Discriminate punishment is an additional negative outcome of racism in higher education institutions that negatively affects Black and students of color mental health. Punishment administered to Black students and other students of color is more severe than punishment rendered to White students (Priest et al., 2014). For example, educational instructors and lecturers are more lenient with White students when submitting their assignments past the set submission date and time. The educational instructor and lecturers are more willing to accept the late submissions from White students with no further repercussions and let them off with only a warning. Black students and other students of color experience harsh repercussions like marks deductions for submitting their assignments past the set submission date and time.

Moreover, White students caught breaking the rules and regulations of higher education institutions receive lenient punishments compared to Black students or other students of color. For example, suppose a White student is caught smoking marijuana against the campus rules. In that case, the institution’s disciplinary committee may only suspend the students for a few weeks or let them go off with a warning. However, black students and other students of color may receive more suspension periods or even be arrested. The discriminative punishment resulting from racism in higher learning institutions results in increased stress that negatively affects the mental health of Black students and students of color (Priest et al., 2014). Further research that arises from the article is if there exist unilateral rules and regulations and repercussions in institutions of higher learning.

Resulting Interpersonal Stress

Interpersonal stress resulting from racism in higher education institutions is another negative effect of racism that negatively affects Black students and students of color’s mental health. Franklin (2016) notes that black students and other students of color become aware of the racial discrimination practices on campus through experiences, social media, or the internet. This may negatively affect the mental health of these students if not adequately dealt with. For example, the recent brutal killing of George Floyd sparked a nationwide campaign of Black Lives Matter. This brought to light the problematic racism plight that Black people and other people of color undergo in the United States (Franklin, 2016). This negatively affected some students in institutions of learning as they learned that law enforcement agencies constantly target them due to their racial and ethnic backgrounds.

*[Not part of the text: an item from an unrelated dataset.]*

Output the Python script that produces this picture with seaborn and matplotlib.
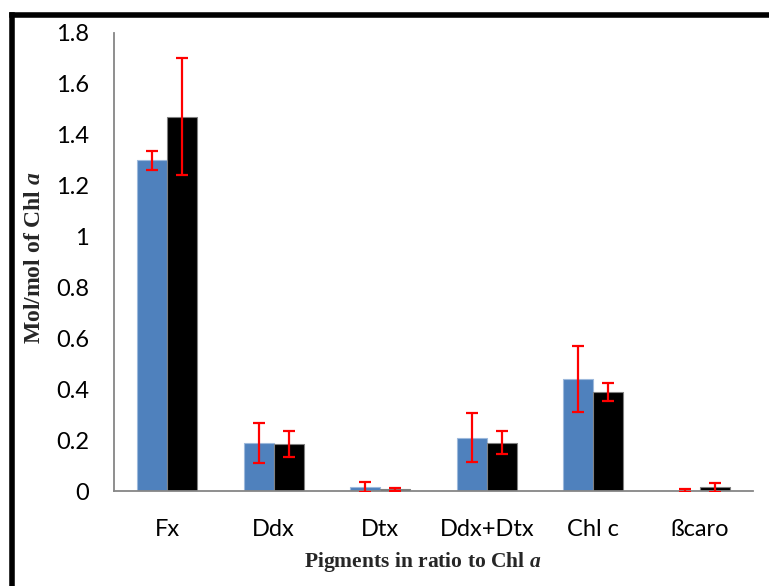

The constant worry and anxiety create stress levels among students in higher education institutions, which negatively affects their mental health. The students are in constant fear that their right to live can easily be taken compared to their fellow White students by law enforcement agencies (Pittam, 2020). This causes them to live in fear, and the inferiority complex forces them to accept illegal actions to be taken against them, like illegal arrests with little or no protest. According to Franklin (2016), the fear causes interpersonal stress among Black students and other students of color that may lead to depression or, in extreme scenarios, suicide. A further research study from the article is the role White students play in creating interpersonal stress among Black students and students of color.